As I understand it, when you have an FM2/3/no-inmigrante/inmigrante visa, the only thing they use the FMM form for is the statistics. You just fill it out and turn in a copy both leaving and departing. No need to worry about keeping anything in between.


----------



## PieGrande (Nov 16, 2008)

I have whatever they call the FM-3 now. When I go back to the States which is not often, I have asked about "signing out" and signing back in again, and they simply wave me on. I do turn in my car papers, in case I get wrecked in the States, then sign up when I come back. I know everyone says I am supposed to do something going out and coming back, but the people at the border (Anzalduas bridge west of Reynosa) tell me nothing needed.


----------



## sparks (Jun 17, 2007)

TundraGreen said:


> As I understand it, when you have an FM2/3/no-inmigrante/inmigrante visa, the only thing they use the FMM form for is the statistics. You just fill it out and turn in a copy both leaving and departing. No need to worry about keeping anything in between.


They don't use FMMs if you have a resident visa and you don't need to bother with an FMM flying in. It's a different form you get when leaving Mexico. It starts out as 3 pages, Immigration keeps one, airline keeps one ... and the last is for your return to give to Immigration.
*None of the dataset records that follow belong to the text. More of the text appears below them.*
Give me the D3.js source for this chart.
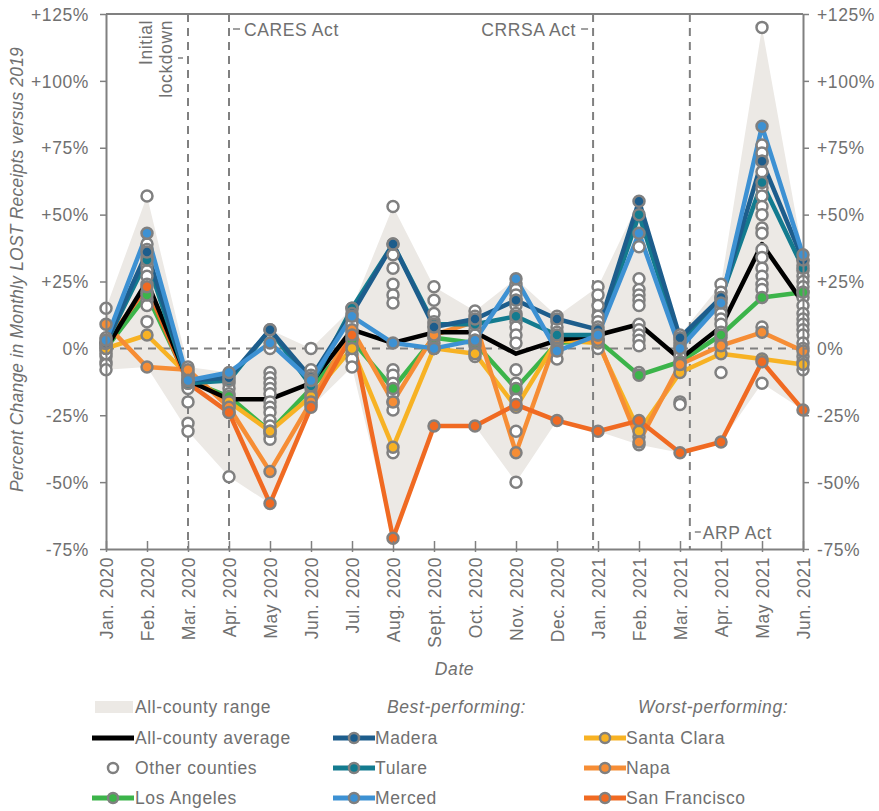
<!DOCTYPE html>
<html>
<head>
<meta charset="utf-8">
<script src="https://cdn.jsdelivr.net/npm/d3@7"></script>
<style>
  body { margin: 0; background: #fff; }
  text { font-family: "Liberation Sans", Arial, sans-serif; fill: #707070; letter-spacing: 0.6px; }
</style>
</head>
<body>
<svg id="chart" width="879" height="811"></svg>
<script>
// --- data (percent change vs 2019) ---
const months = ['Jan. 2020','Feb. 2020','Mar. 2020','Apr. 2020','May 2020','Jun. 2020','Jul. 2020','Aug. 2020',
  'Sept. 2020','Oct. 2020','Nov. 2020','Dec. 2020','Jan. 2021','Feb. 2021','Mar. 2021','Apr. 2021','May 2021','Jun. 2021'];

const average     = [0, 25, -12, -19, -19, -13, 7, 2, 6, 6, -2, 3, 5, 9, -4, 8, 39, 17];
const madera      = [2, 36, -12, -11, 7, -11, 13, 39, 8, 11, 18, 11, 7, 55, 4, 19, 70, 33];
const tulare      = [2, 33, -13, -12, 7, -14, 15, 39, 9, 9, 12, 5, 5, 50, 2, 19, 62, 30];
const merced      = [3, 43, -12, -9, 2, -12, 12, 2, 0, 3, 26, -1, 5, 43, 0, 17, 83, 35];
const losAngeles  = [0, 20, -12, -18, -31, -15, 3, -15, 4, 2, -15, 2, 3, -10, -5, 5, 19, 21];
const santaClara  = [0, 5, -10, -20, -31, -18, 0, -37, 0, -2, -22, 3, 2, -31, -9, -2, -4, -6];
const napa        = [9, -7, -8, -22, -46, -20, 7, -20, 5, 10, -39, 4, 3, -35, -6, 1, 6, -1];
const sanFrancisco= [2, 23, -13, -24, -58, -22, 5, -71, -29, -29, -21, -27, -31, -27, -39, -35, -5, -23];

const otherCounties = [
  [15, 4, 1, -1, -3, -5, -6, -8, 2, -2],
  [57, 39, 37, 34, 31, 29, 27, 24, 21, 18, 16, 10],
  [-7, -9, -10, -11, -14, -15, -20, -28, -31],
  [-10, -13, -15, -17, -19, -21, -22, -24, -48],
  [0, -9, -11, -13, -15, -17, -20, -22, -24, -27, -29, -32, -34],
  [0, -8, -10, -12, -14, -17, -19, -21],
  [15, 11, 9, 6, 4, 1, -2, -4, -7],
  [53, 35, 30, 24, 20, 17, -8, -10, -13, -17, -20, -23, -39],
  [23, 18, 13, 10, 8, 6, 4, 2, 0],
  [14, 12, 9, 7, 5, 3, 1, -1, -3],
  [24, 22, 20, 18, 16, 13, 10, 8, 5, 2, -8, -13, -16, -19, -31, -50],
  [12, 10, 8, 6, 4, 2, 0, -4],
  [23, 20, 16, 12, 10, 8, 6, 3, 0],
  [38, 26, 22, 20, 18, 16, 9, 7, 5, 3, 1, -9, -33, -36],
  [5, 3, 1, -1, -3, -5, -7, -20, -21],
  [24, 21, 18, 15, 13, 11, 9, 6, 4, 2, -9],
  [120, 76, 73, 70, 66, 60, 57, 53, 50, 45, 43, 37, 34, 30, 27, 24, 22, 8, -13],
  [33, 31, 29, 27, 25, 23, 21, 19, 16, 13, 11, 9, 7, 5, 2, 0, -3, -5, -8]
];

const yTicks = [-75, -50, -25, 0, 25, 50, 75, 100, 125];

// event lines (fractional month index)
const eventNames = ['Initial lockdown', 'CARES Act', 'CRRSA Act', 'ARP Act'];
const eventAt    = [2, 3, 11.88, 14.24];

const series = [
  { name: 'Los Angeles',   values: losAngeles,   color: '#3cb44a' },
  { name: 'Santa Clara',   values: santaClara,   color: '#f7b224' },
  { name: 'Napa',          values: napa,         color: '#f68d35' },
  { name: 'San Francisco', values: sanFrancisco, color: '#f06a22' },
  { name: 'Tulare',        values: tulare,       color: '#137b8f' },
  { name: 'Madera',        values: madera,       color: '#1d5d8c' },
  { name: 'Merced',        values: merced,       color: '#3d91d3' }
];
const byName = Object.fromEntries(series.map(s => [s.name, s]));

// --- chart ---
const svg = d3.select('#chart');
const gray = '#808080';
const fs = '17.5px';
const x = d3.scaleLinear().domain([0, months.length - 1]).range([106, 803]);
const y = d3.scaleLinear().domain([-75, 125]).range([549, 14]);

// all-county range
const range = months.map((m, i) => d3.extent(otherCounties[i].concat(series.map(s => s.values[i]), [average[i]])));
svg.append('path')
  .datum(range)
  .attr('fill', '#ece9e5')
  .attr('d', d3.area().x((d, i) => x(i)).y0(d => y(d[0])).y1(d => y(d[1])));

// zero line + event lines
svg.append('line')
  .attr('x1', x(0)).attr('x2', x(17)).attr('y1', y(0)).attr('y2', y(0))
  .attr('stroke', gray).attr('stroke-width', 2).attr('stroke-dasharray', '8,6');
svg.selectAll('.evt').data(eventAt).join('line')
  .attr('x1', d => x(d)).attr('x2', d => x(d)).attr('y1', y(125)).attr('y2', y(-75))
  .attr('stroke', gray).attr('stroke-width', 2).attr('stroke-dasharray', '8,6');

// annotations
const ann = svg.append('g').style('font-size', fs);
ann.append('text').attr('transform', `translate(${x(eventAt[0]) - 36},20) rotate(-90)`)
  .attr('text-anchor', 'end').text('Initial');
ann.append('text').attr('transform', `translate(${x(eventAt[0]) - 16},20) rotate(-90)`)
  .attr('text-anchor', 'end').text('lockdown');
ann.append('line').attr('x1', x(eventAt[0]) - 10).attr('x2', x(eventAt[0]) - 5).attr('y1', 58).attr('y2', 58)
  .attr('stroke', gray).attr('stroke-width', 1.5);

ann.append('line').attr('x1', x(eventAt[1]) + 4).attr('x2', x(eventAt[1]) + 11).attr('y1', 29).attr('y2', 29)
  .attr('stroke', gray).attr('stroke-width', 1.5);
ann.append('text').attr('x', x(eventAt[1]) + 15).attr('y', 36).text('CARES Act');

ann.append('line').attr('x1', x(eventAt[2]) - 12).attr('x2', x(eventAt[2]) - 5).attr('y1', 29).attr('y2', 29)
  .attr('stroke', gray).attr('stroke-width', 1.5);
ann.append('text').attr('x', x(eventAt[2]) - 17).attr('y', 36).attr('text-anchor', 'end').text('CRRSA Act');

ann.append('line').attr('x1', x(eventAt[3]) + 5).attr('x2', x(eventAt[3]) + 11).attr('y1', 532).attr('y2', 532)
  .attr('stroke', gray).attr('stroke-width', 1.5);
ann.append('text').attr('x', x(eventAt[3]) + 13).attr('y', 539).text('ARP Act');

// lines
const line = d3.line().x((d, i) => x(i)).y(d => y(d));
const drawOrder = ['Los Angeles', 'Santa Clara', 'Napa', 'San Francisco'];
drawOrder.forEach(n => {
  svg.append('path').datum(byName[n].values).attr('d', line)
    .attr('fill', 'none').attr('stroke', byName[n].color).attr('stroke-width', 4.5).attr('stroke-linejoin', 'round');
});
svg.append('path').datum(average).attr('d', line)
  .attr('fill', 'none').attr('stroke', '#000').attr('stroke-width', 4.5).attr('stroke-linejoin', 'round');
['Tulare', 'Madera', 'Merced'].forEach(n => {
  svg.append('path').datum(byName[n].values).attr('d', line)
    .attr('fill', 'none').attr('stroke', byName[n].color).attr('stroke-width', 4.5).attr('stroke-linejoin', 'round');
});

// other counties
const pts = otherCounties.flatMap((vals, i) => vals.map(v => ({ i, v })));
svg.append('g').selectAll('circle').data(pts).join('circle')
  .attr('cx', d => x(d.i)).attr('cy', d => y(d.v)).attr('r', 5.5)
  .attr('fill', '#fff').attr('stroke', gray).attr('stroke-width', 2.5);

// series markers
series.forEach(s => {
  svg.append('g').selectAll('circle').data(s.values).join('circle')
    .attr('cx', (d, i) => x(i)).attr('cy', d => y(d)).attr('r', 5.5)
    .attr('fill', s.color).attr('stroke', gray).attr('stroke-width', 2.5);
});

// axes
const fmt = d => (d > 0 ? '+' : '') + d + '%';
const styleAxis = g => {
  g.select('.domain').attr('stroke', gray).attr('stroke-width', 2);
  g.selectAll('.tick line').attr('stroke', gray).attr('stroke-width', 1.5);
  g.selectAll('.tick text').attr('fill', '#707070').style('font-size', fs)
    .style('font-family', '"Liberation Sans", Arial, sans-serif');
};
svg.append('g').attr('transform', `translate(${x(0)},0)`)
  .call(d3.axisLeft(y).tickValues(yTicks).tickFormat(fmt).tickSize(6).tickSizeOuter(0).tickPadding(11))
  .call(styleAxis).call(g => g.selectAll('.tick text').attr('dy', '0.35em'));
svg.append('g').attr('transform', `translate(${x(17)},0)`)
  .call(d3.axisRight(y).tickValues(yTicks).tickFormat(fmt).tickSize(6).tickSizeOuter(0).tickPadding(8))
  .call(styleAxis).call(g => g.selectAll('.tick text').attr('dy', '0.35em'));
svg.append('line').attr('x1', x(0)).attr('x2', x(17)).attr('y1', y(125)).attr('y2', y(125))
  .attr('stroke', gray).attr('stroke-width', 2);

const xAxis = svg.append('g').attr('transform', `translate(0,${y(-75)})`)
  .call(d3.axisBottom(x).tickValues(d3.range(months.length)).tickFormat(i => months[i]).tickSizeInner(-8).tickSizeOuter(0))
  .call(styleAxis);
xAxis.selectAll('.tick line').attr('y1', 3);
xAxis.selectAll('.tick text')
  .attr('text-anchor', 'end').attr('dy', null).attr('y', null)
  .attr('transform', 'translate(6,8) rotate(-90)');

// axis titles
svg.append('text')
  .attr('transform', `translate(23,${(y(125) + y(-75)) / 2 - 12}) rotate(-90)`)
  .attr('text-anchor', 'middle').style('font-size', fs).style('font-style', 'italic').style('letter-spacing', '0.2px')
  .text('Percent Change in Monthly LOST Receipts versus 2019');
svg.append('text')
  .attr('x', (x(0) + x(17)) / 2).attr('y', 675)
  .attr('text-anchor', 'middle').style('font-size', fs).style('font-style', 'italic')
  .text('Date');

// legend
const rowY = [707, 738, 768, 798];
const lg = svg.append('g').style('font-size', fs);
function lineSwatch(x0, cy, color, marker) {
  lg.append('line').attr('x1', x0).attr('x2', x0 + 42).attr('y1', cy).attr('y2', cy)
    .attr('stroke', color).attr('stroke-width', 5);
  if (marker) lg.append('circle').attr('cx', x0 + 21).attr('cy', cy).attr('r', 5)
    .attr('fill', color).attr('stroke', gray).attr('stroke-width', 2.5);
}
lg.append('rect').attr('x', 95).attr('y', rowY[0] - 6).attr('width', 38).attr('height', 12).attr('fill', '#ece9e5');
lg.append('text').attr('x', 135).attr('y', rowY[0] + 6).text('All-county range');
lineSwatch(92, rowY[1], '#000', false);
lg.append('text').attr('x', 135).attr('y', rowY[1] + 6).text('All-county average');
lg.append('circle').attr('cx', 113).attr('cy', rowY[2]).attr('r', 5)
  .attr('fill', '#fff').attr('stroke', gray).attr('stroke-width', 2.5);
lg.append('text').attr('x', 135).attr('y', rowY[2] + 6).text('Other counties');
lineSwatch(92, rowY[3], byName['Los Angeles'].color, true);
lg.append('text').attr('x', 135).attr('y', rowY[3] + 6).text('Los Angeles');

lg.append('text').attr('x', 387).attr('y', rowY[0] + 6).style('font-style', 'italic').text('Best-performing:');
['Madera', 'Tulare', 'Merced'].forEach((n, k) => {
  lineSwatch(333, rowY[k + 1], byName[n].color, true);
  lg.append('text').attr('x', 375).attr('y', rowY[k + 1] + 6).text(n);
});
lg.append('text').attr('x', 638).attr('y', rowY[0] + 6).style('font-style', 'italic').text('Worst-performing:');
['Santa Clara', 'Napa', 'San Francisco'].forEach((n, k) => {
  lineSwatch(584, rowY[k + 1], byName[n].color, true);
  lg.append('text').attr('x', 626).attr('y', rowY[k + 1] + 6).text(n);
});
</script>
</body>
</html>
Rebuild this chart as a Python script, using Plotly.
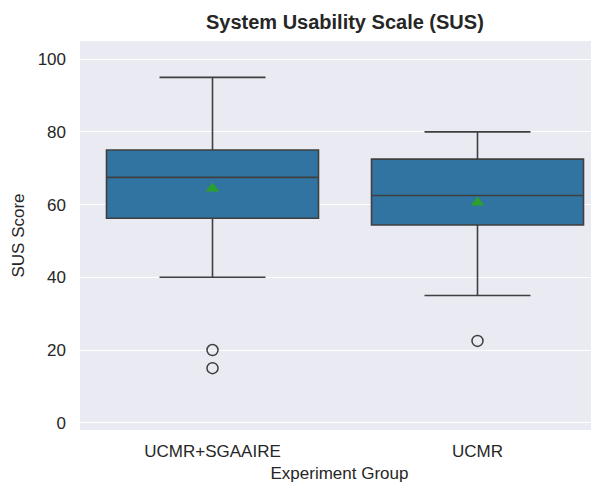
import plotly.graph_objects as go

# box statistics
groups = ["UCMR+SGAAIRE", "UCMR"]
lower_whisker = [40, 35]
q1 = [56.25, 54.4]
median = [67.5, 62.5]
q3 = [75, 72.5]
upper_whisker = [95, 80]
means = [64.4, 60.6]
outlier_groups = ["UCMR+SGAAIRE", "UCMR+SGAAIRE", "UCMR"]
outlier_values = [20, 15, 22.5]

BOX_COLOR = "#3274a1"
LINE_COLOR = "#3f3f3f"
TEXT_COLOR = "#262626"
FONT = "Arial, Liberation Sans, sans-serif"

fig = go.Figure()

fig.add_trace(go.Box(
    x=groups, q1=q1, median=median, q3=q3,
    lowerfence=lower_whisker, upperfence=upper_whisker,
    fillcolor=BOX_COLOR, line=dict(color=LINE_COLOR, width=1.6),
    whiskerwidth=0.5, width=0.8, boxpoints=False,
    showlegend=False, hoverinfo="skip"
))

# outliers
fig.add_trace(go.Scatter(
    x=outlier_groups, y=outlier_values, mode="markers",
    marker=dict(symbol="circle-open", size=11, color=LINE_COLOR, line=dict(width=1.5)),
    showlegend=False
))

# means
fig.add_trace(go.Scatter(
    x=groups, y=means, mode="markers",
    marker=dict(symbol="triangle-up", size=12, color="#2ca02c"),
    showlegend=False
))

# page body has an 8px margin, so the figure is 8px smaller than the window
fig.update_layout(
    width=591, height=475,
    margin=dict(l=72, r=0, t=33, b=53),
    paper_bgcolor="white", plot_bgcolor="#eaeaf2",
    font=dict(family=FONT, size=17, color=TEXT_COLOR),
    title=dict(text="<b>System Usability Scale (SUS)</b>", x=0.57, xanchor="center",
               y=0.9705, yanchor="middle", font=dict(size=20, color=TEXT_COLOR)),
    xaxis=dict(type="category", range=[-0.5, 1.4585], showgrid=False, zeroline=False,
               ticks="", ticklabelstandoff=9,
               title=dict(text="Experiment Group", standoff=9, font=dict(size=17))),
    yaxis=dict(range=[-2, 105], tickvals=[0, 20, 40, 60, 80, 100], gridcolor="white",
               gridwidth=1.3, zeroline=False, ticks="", ticklabelstandoff=13,
               title=dict(text="SUS Score", standoff=8, font=dict(size=17))),
)

fig.write_html("out.html")
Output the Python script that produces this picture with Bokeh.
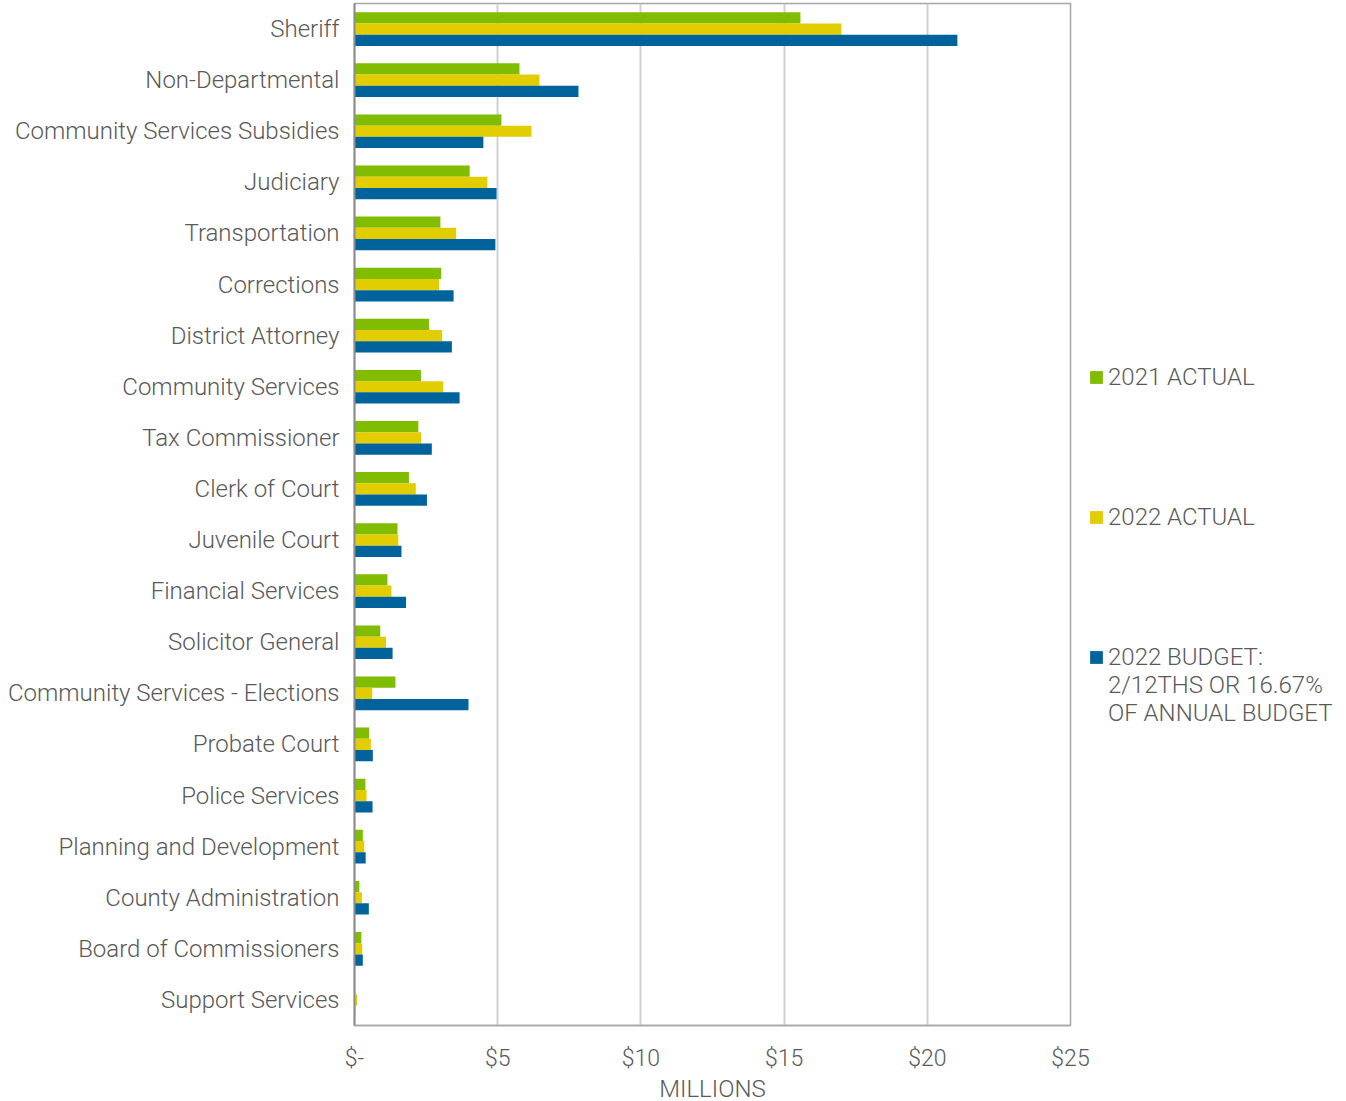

I didn't fly up last year but that's the way it was two year ago


----------



## sparks (Jun 17, 2007)

PieGrande said:


> I have whatever they call the FM-3 now. When I go back to the States which is not often, I have asked about "signing out" and signing back in again, and they simply wave me on. I do turn in my car papers, in case I get wrecked in the States, then sign up when I come back. I know everyone says I am supposed to do something going out and coming back, but the people at the border (Anzalduas bridge west of Reynosa) tell me nothing needed.


You have to do it with the airlines ... that's probably the difference. You know if you give up your car permit you will have to pay a deposit next time


----------



## kcowan (Jul 24, 2010)

Yes the FMM just reverses for no inmigrante. Instead of getting it upon arrival, you get it upon departure and keep the return portion for when you return. You also line up with the Nationals upon reentry.


----------



## makaloco (Mar 26, 2009)

sparks said:


> They don't use FMMs if you have a resident visa and you don't need to bother with an FMM flying in. It's a different form you get when leaving Mexico. It starts out as 3 pages, Immigration keeps one, airline keeps one ... and the last is for your return to give to Immigration. I didn't fly up last year but that's the way it was two year ago


Sound's like you're thinking of the old FME form (the one with the carbons)? They stopped using those about when the FMMs and plastic cards were created. I have an FM2, and when I fly out of Mexico now, I fill out both halves of an FMM. The airline or immigration agent (it keeps changing) takes the exit half. When I come back, I present the entry half.


----------



## sparks (Jun 17, 2007)

>>>> (the one with the carbons)?

Yep ... guess it's changed again. I'll find out in a few months


----------